Negotiation is the legal process that transfers ownership of a financial instrument, such as a check, from one party to another. This transfer grants the new holder the legal right to demand and collect the funds from the drawer’s bank. Once a check is negotiated, the new holder can claim the specified amount. The process ensures the promise to pay embedded in the check is legally enforceable by the person in possession of it. This transferability makes checks a convenient substitute for cash in many transactions.
For a check to be considered legally negotiable, it must possess specific characteristics. First, it must be in writing. Second, it needs to be signed by the person issuing the check, known as the drawer. This signature signifies their commitment to pay the stated amount. Third, the check must contain an unconditional promise or order to pay a fixed amount of money.

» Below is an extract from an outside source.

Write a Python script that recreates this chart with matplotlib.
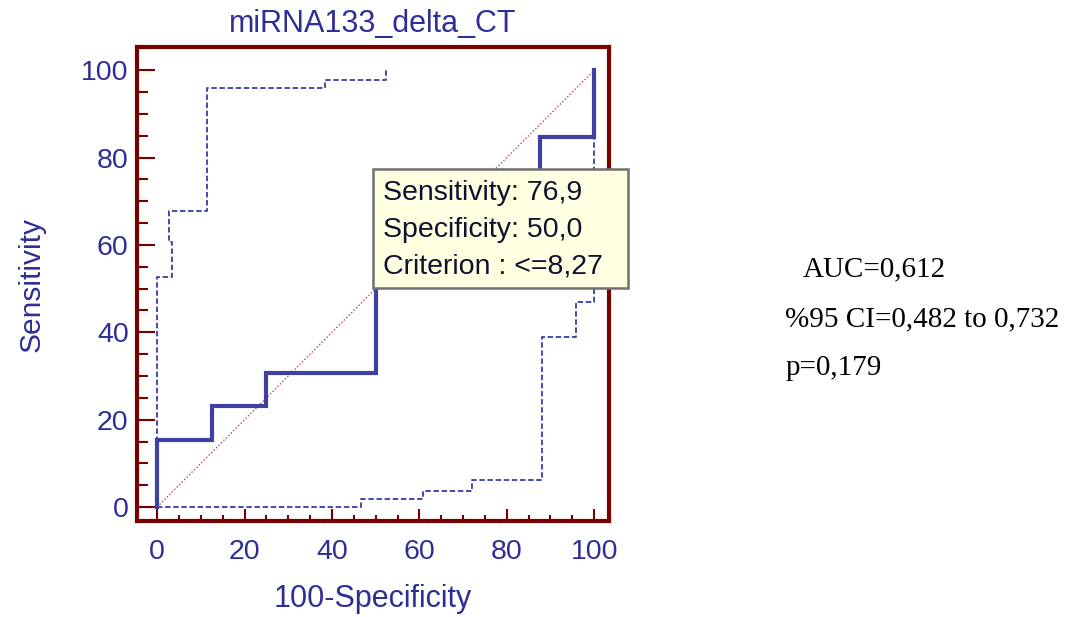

The amount must be clearly stated and precise. Fourth, the check must be payable either on demand or at a definite time. This ensures clarity regarding when the payment is due. Lastly, it must be payable to an identified person or to the bearer, indicating who has the right to receive the funds. These elements ensure the check’s validity and its ability to be transferred.
To receive the value of a check, the payee takes specific steps. The most common action is endorsing the check by signing the back in the designated endorsement area. This signature signifies the payee’s approval for the check to be processed. A blank endorsement involves simply signing one’s name, making the check payable to anyone who possesses it. While simple, this method carries a higher risk if the check is lost or stolen.
For increased security, a restrictive endorsement can be used by writing “For Deposit Only” along with the account number above the signature. This ensures the funds can only be deposited into the specified account, preventing it from being cashed. A special endorsement allows the payee to transfer the check to another person by writing “Pay to the order of [new recipient’s name]” followed by their own signature. After endorsement, the check can be deposited into a bank account or cashed at a financial institution.
Several parties play distinct roles in the process of check negotiation. The “drawer” is the individual or entity who writes and signs the check, initiating the payment order. This person is responsible for ensuring sufficient funds are available in their account to cover the check’s amount. The “payee” is the person or entity to whom the check is made payable.
The “drawee bank” is the financial institution on which the check is drawn. When a check is presented for payment, the drawee bank fulfills the payment obligation. An “endorser” is a party who signs the back of the check to transfer it, typically the payee.